[Plotting code records]
····················

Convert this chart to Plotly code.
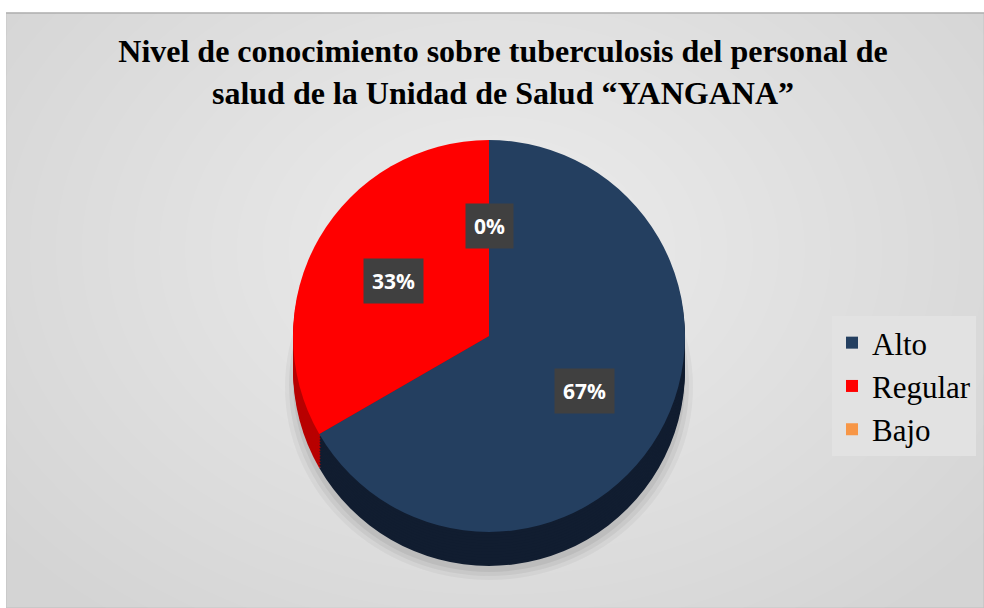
import plotly.graph_objects as go
import math

# ---- data ----
categories = ["Alto", "Regular", "Bajo"]
values = [2, 1, 0]
pct_labels = ["67%", "33%", "0%"]
top_colors = ["#243f60", "#ff0000", "#f79646"]
side_colors = ["#111d30", "#b80000", "#c06a20"]

W, H = 984, 608
cx, cy, R = 489, 336, 196   # pie centre / radius in px
depth = 34

fig = go.Figure()

def domain_for(cy_px):
    return dict(x=[(cx - R) / W, (cx + R) / W],
                y=[1 - (cy_px + R) / H, 1 - (cy_px - R) / H])

# side (depth) layers
steps = 12
for i in range(steps, 0, -1):
    off = depth * i / steps
    fig.add_trace(go.Pie(labels=categories, values=values, sort=False,
                         direction="clockwise", rotation=0,
                         marker=dict(colors=side_colors, line=dict(width=0)),
                         textinfo="none", hoverinfo="skip", showlegend=False,
                         domain=domain_for(cy + off)))

# top face
fig.add_trace(go.Pie(labels=categories, values=values, sort=False,
                     direction="clockwise", rotation=0,
                     marker=dict(colors=top_colors, line=dict(width=0)),
                     textinfo="none", showlegend=True,
                     domain=domain_for(cy)))

# data labels placed from the slice mid-angles
total = sum(values)
cum = 0
for lab, v in zip(pct_labels, values):
    mid = (cum + v / 2) / total * 2 * math.pi
    cum += v
    rr = 0.56 * R
    px = cx + rr * math.sin(mid)
    py = cy - rr * math.cos(mid)
    fig.add_annotation(x=px / W, y=1 - py / H, xref="paper", yref="paper",
                       text=f"<b>{lab}</b>", showarrow=False,
                       font=dict(family="Open Sans", size=21, color="white"),
                       bgcolor="#404040", borderpad=8)

shapes = []
# chart area background with soft radial lightening
shapes.append(dict(type="rect", xref="paper", yref="paper",
                   x0=6 / W, x1=1, y0=0, y1=1 - 13 / H,
                   fillcolor="#d4d4d4", line=dict(color="#bfbfbf", width=1),
                   layer="below"))
nring = 24
for k in range(nring):
    f = 1 - k / nring
    ex, ey = 620 * f, 460 * f
    shapes.append(dict(type="circle", xref="paper", yref="paper",
                       x0=(495 - ex) / W, x1=(495 + ex) / W,
                       y0=1 - (250 + ey) / H, y1=1 - (250 - ey) / H,
                       fillcolor="rgba(255,255,255,0.045)", line=dict(width=0),
                       layer="below"))
# cover overflow outside chart area (white margins)
shapes.append(dict(type="rect", xref="paper", yref="paper", x0=0, x1=6 / W,
                   y0=0, y1=1, fillcolor="white", line=dict(width=0), layer="below"))
shapes.append(dict(type="rect", xref="paper", yref="paper", x0=0, x1=1,
                   y0=1 - 12.5 / H, y1=1, fillcolor="white", line=dict(width=0), layer="below"))
shapes.append(dict(type="line", xref="paper", yref="paper", x0=6 / W, x1=1,
                   y0=1 - 13 / H, y1=1 - 13 / H, line=dict(color="#b0b0b0", width=1.5),
                   layer="below"))
# soft shadow under the pie
for s, a in [(12, 0.04), (8, 0.05), (4, 0.06)]:
    shapes.append(dict(type="circle", xref="paper", yref="paper",
                       x0=(cx - R - s + 4) / W, x1=(cx + R + s - 4) / W,
                       y0=1 - (cy + depth + R + s + 2) / H, y1=1 - (cy + depth - R + 20) / H,
                       fillcolor=f"rgba(0,0,0,{a})", line=dict(width=0), layer="below"))

fig.update_layout(
    width=W, height=H,
    margin=dict(l=0, r=0, t=0, b=0),
    paper_bgcolor="white",
    shapes=shapes,
    title=dict(text="<b>Nivel de conocimiento sobre tuberculosis del personal de<br>salud de la Unidad de Salud “YANGANA”</b>",
               x=503 / W, xanchor="center", y=1 - 62 / H, yanchor="top",
               font=dict(family="Liberation Serif", size=32, color="black")),
    legend=dict(x=832 / W, xanchor="left", y=1 - 316 / H, yanchor="top",
                bgcolor="#e2e2e2", font=dict(family="Liberation Serif", size=31, color="black"),
                traceorder="normal", itemsizing="constant", borderwidth=0),
)

fig.write_html("out.html", post_script="document.body.style.margin='0';",
               config={"displayModeBar": False})
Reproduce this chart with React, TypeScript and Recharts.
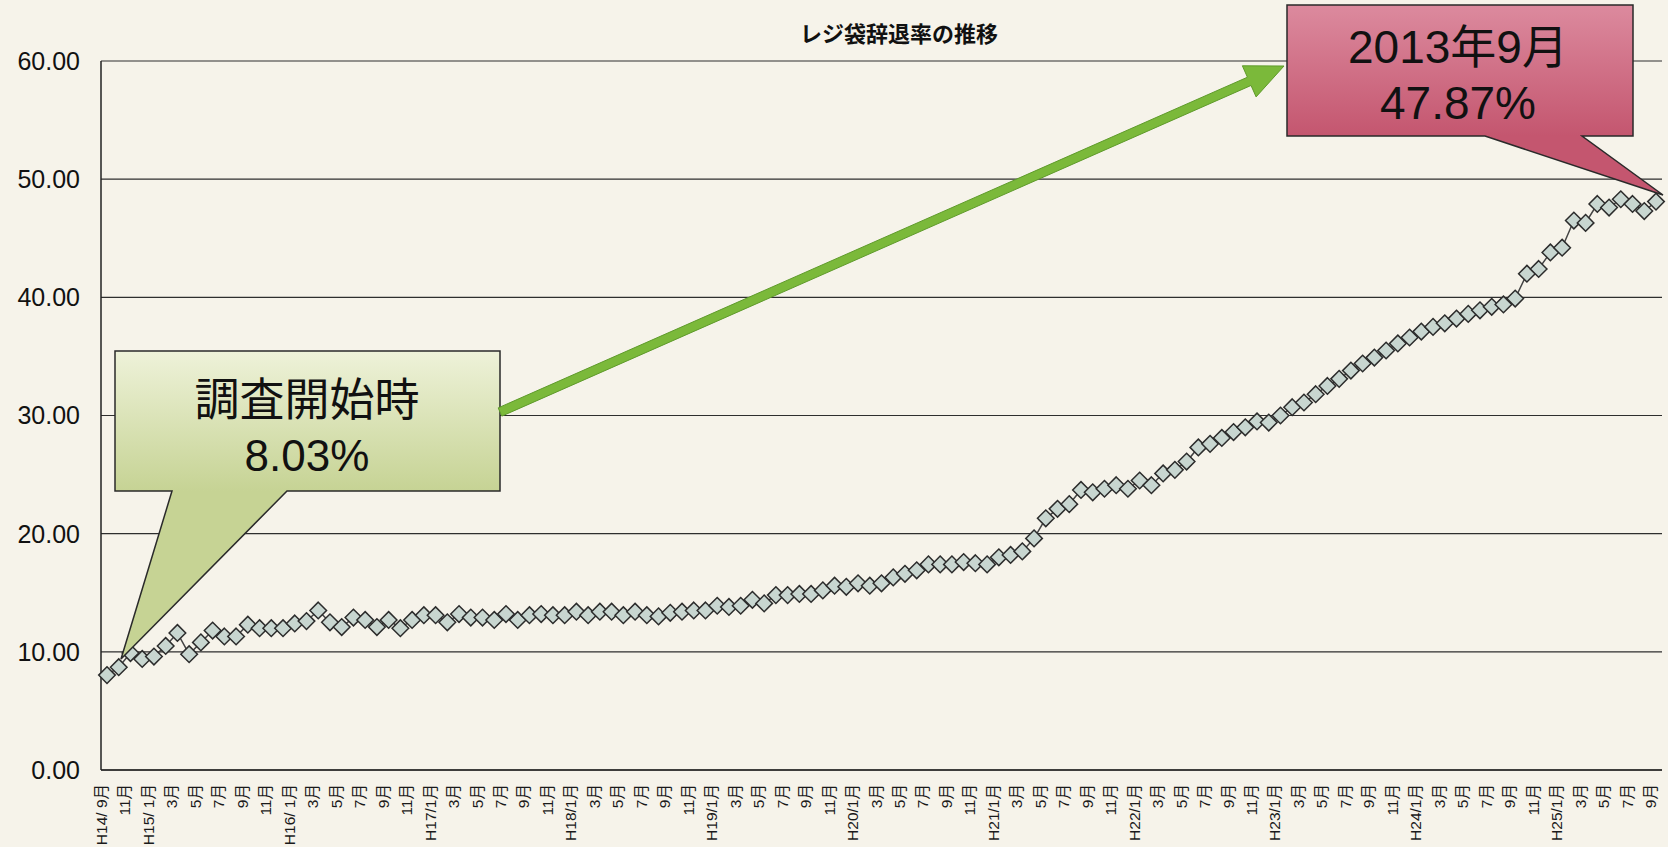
import { LineChart, Line, XAxis, YAxis, CartesianGrid } from "recharts";

// monthly series H14/9 .. H25/9
const START_YEAR = 14;
const START_MONTH = 9;

const RATES = [
  8.03, 8.7, 9.9, 9.4, 9.6, 10.5, 11.6, 9.8, 10.8, 11.8,
  11.3, 11.3, 12.3, 12.0, 12.0, 12.0, 12.4, 12.6, 13.5, 12.5,
  12.1, 12.9, 12.7, 12.1, 12.7, 12.0, 12.7, 13.1, 13.1, 12.5,
  13.2, 12.9, 12.9, 12.7, 13.2, 12.7, 13.1, 13.2, 13.1, 13.1,
  13.4, 13.1, 13.4, 13.4, 13.1, 13.4, 13.1, 13.0, 13.3, 13.4,
  13.5, 13.5, 13.9, 13.8, 13.9, 14.4, 14.1, 14.8, 14.8, 14.9,
  14.9, 15.2, 15.6, 15.5, 15.8, 15.6, 15.8, 16.3, 16.6, 16.9,
  17.4, 17.4, 17.4, 17.6, 17.5, 17.4, 18.0, 18.2, 18.5, 19.6,
  21.3, 22.1, 22.5, 23.7, 23.5, 23.8, 24.1, 23.8, 24.5, 24.1,
  25.1, 25.4, 26.1, 27.3, 27.6, 28.1, 28.6, 29.0, 29.5, 29.4,
  30.0, 30.7, 31.1, 31.8, 32.5, 33.1, 33.8, 34.4, 34.9, 35.5,
  36.1, 36.6, 37.1, 37.5, 37.8, 38.2, 38.6, 38.9, 39.2, 39.4,
  39.9, 42.0, 42.4, 43.8, 44.2, 46.5, 46.3, 47.9, 47.6, 48.3,
  47.9, 47.3, 48.1,
];

const Y_TICKS = [0, 10, 20, 30, 40, 50, 60];

const TITLE = "レジ袋辞退率の推移";
const START_NOTE = ["調査開始時", "8.03%"];
const END_NOTE = ["2013年9月", "47.87%"];

// category labels: era year on the first month and on each January
const LABELS: string[] = RATES.map((_, i) => {
  const k = START_MONTH - 1 + i;
  const m = (k % 12) + 1;
  const y = START_YEAR + Math.floor(k / 12);
  if (i === 0 || m === 1) return y <= 16 ? `H${y}/ ${m}月` : `H${y}/${m}月`;
  return `${m}月`;
});

const data = RATES.map((rate, i) => ({ i, rate }));

const W = 1668;
const H = 847;
const FONT = "'Liberation Sans', 'Noto Sans CJK JP', sans-serif";

const Diamond = (props: any) => {
  const { cx, cy, index } = props;
  if (cx == null || cy == null) return <g key={index} />;
  const r = 8.3;
  return (
    <path
      key={index}
      d={`M${cx},${cy - r}L${cx + r},${cy}L${cx},${cy + r}L${cx - r},${cy}Z`}
      fill="#c8d6d0"
      stroke="#2c2c2c"
      strokeWidth={1.5}
    />
  );
};

const MonthTick = (props: any) => {
  const { x, y, payload } = props;
  return (
    <text
      x={x}
      y={y}
      transform={`rotate(-90 ${x} ${y})`}
      textAnchor="end"
      fontSize={15.5}
      fontFamily={FONT}
      fill="#1a1a1a"
    >
      {LABELS[payload.value]}
    </text>
  );
};

function arrowPoints(sx: number, sy: number, tx: number, ty: number) {
  const dx = tx - sx;
  const dy = ty - sy;
  const len = Math.hypot(dx, dy);
  const ux = dx / len;
  const uy = dy / len;
  const nx = -uy;
  const ny = ux;
  const hw = 4.5, headL = 38, headW = 17;
  const bx = tx - ux * headL;
  const by = ty - uy * headL;
  const pts = [
    [sx - nx * hw, sy - ny * hw],
    [bx - nx * hw, by - ny * hw],
    [bx - nx * headW, by - ny * headW],
    [tx, ty],
    [bx + nx * headW, by + ny * headW],
    [bx + nx * hw, by + ny * hw],
    [sx + nx * hw, sy + ny * hw],
  ];
  return pts.map((p) => p.join(",")).join(" ");
}

function Overlay() {
  return (
    <svg
      width={W}
      height={H}
      style={{ position: "absolute", left: 0, top: 0, pointerEvents: "none" }}
    >
      <defs>
        <linearGradient id="g1" gradientUnits="userSpaceOnUse" x1="0" y1="351" x2="0" y2="491">
          <stop offset="0" stopColor="#eef2d9" />
          <stop offset="1" stopColor="#c6d394" />
        </linearGradient>
        <linearGradient id="g2" gradientUnits="userSpaceOnUse" x1="0" y1="5" x2="0" y2="136">
          <stop offset="0" stopColor="#dc8a9e" />
          <stop offset="1" stopColor="#c4566f" />
        </linearGradient>
      </defs>

      <text
        x={899}
        y={32}
        textAnchor="middle"
        dominantBaseline="central"
        fontSize={22}
        fontWeight="bold"
        fontFamily="'Noto Sans CJK JP', sans-serif"
        fill="#111"
      >
        {TITLE}
      </text>

      <path
        d="M115,351 H500 V491 H287 L121,659 L172,491 H115 Z"
        fill="url(#g1)"
        stroke="#2a2a2a"
        strokeWidth={1.5}
      />
      <text x={307} y={400} textAnchor="middle" dominantBaseline="central" fontSize={45} fontFamily={FONT} fill="#111">
        {START_NOTE[0]}
      </text>
      <text x={307} y={455} textAnchor="middle" dominantBaseline="central" fontSize={44} fontFamily={FONT} fill="#111">
        {START_NOTE[1]}
      </text>

      <polygon
        points={arrowPoints(500, 412, 1284, 66)}
        fill="#7bb93a"
        stroke="#5f9a2b"
        strokeWidth={1}
      />

      <path
        d="M1287,5 H1633 V136 H1582 L1663,195 L1485,136 H1287 Z"
        fill="url(#g2)"
        stroke="#2a2a2a"
        strokeWidth={1.5}
      />
      <text x={1458} y={47} textAnchor="middle" dominantBaseline="central" fontSize={46} fontFamily={FONT} fill="#111">
        {END_NOTE[0]}
      </text>
      <text x={1458} y={103} textAnchor="middle" dominantBaseline="central" fontSize={46} fontFamily={FONT} fill="#111">
        {END_NOTE[1]}
      </text>
    </svg>
  );
}

export default function App() {
  return (
    <div style={{ position: "relative", width: W, height: H, background: "#f6f3ea" }}>
      <style>{`body{margin:0;background:#f6f3ea}`}</style>
      <LineChart
        width={W}
        height={H}
        data={data}
        margin={{ top: 61, right: 6, left: 0, bottom: 0 }}
      >
        <CartesianGrid vertical={false} stroke="#2e2e2e" strokeWidth={1.2} />
        <XAxis
          dataKey="i"
          type="category"
          interval={1}
          height={77}
          tick={<MonthTick />}
          tickLine={false}
          tickMargin={8}
          axisLine={{ stroke: "#222", strokeWidth: 1.5 }}
          padding={{ left: 6, right: 6 }}
        />
        <YAxis
          width={101}
          domain={[0, 60]}
          ticks={Y_TICKS}
          tickFormatter={(v: number) => v.toFixed(2)}
          tickLine={false}
          tickMargin={15}
          axisLine={{ stroke: "#222", strokeWidth: 1.5 }}
          tick={{ fill: "#111", fontSize: 25, fontFamily: FONT }}
        />
        <Line
          type="linear"
          dataKey="rate"
          stroke="#444"
          strokeWidth={1.5}
          dot={<Diamond />}
          activeDot={false}
          isAnimationActive={false}
        />
      </LineChart>
      <Overlay />
    </div>
  );
}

····················

### Problem description
Pictures stay out: repeat exactly only the lines from the one with "Reproduce this chart" through the one with "const START_MONTH = 9;".

### Solution for this problem
Reproduce this chart with React, TypeScript and Recharts.
import { LineChart, Line, XAxis, YAxis, CartesianGrid } from "recharts";

// monthly series H14/9 .. H25/9
const START_YEAR = 14;
const START_MONTH = 9;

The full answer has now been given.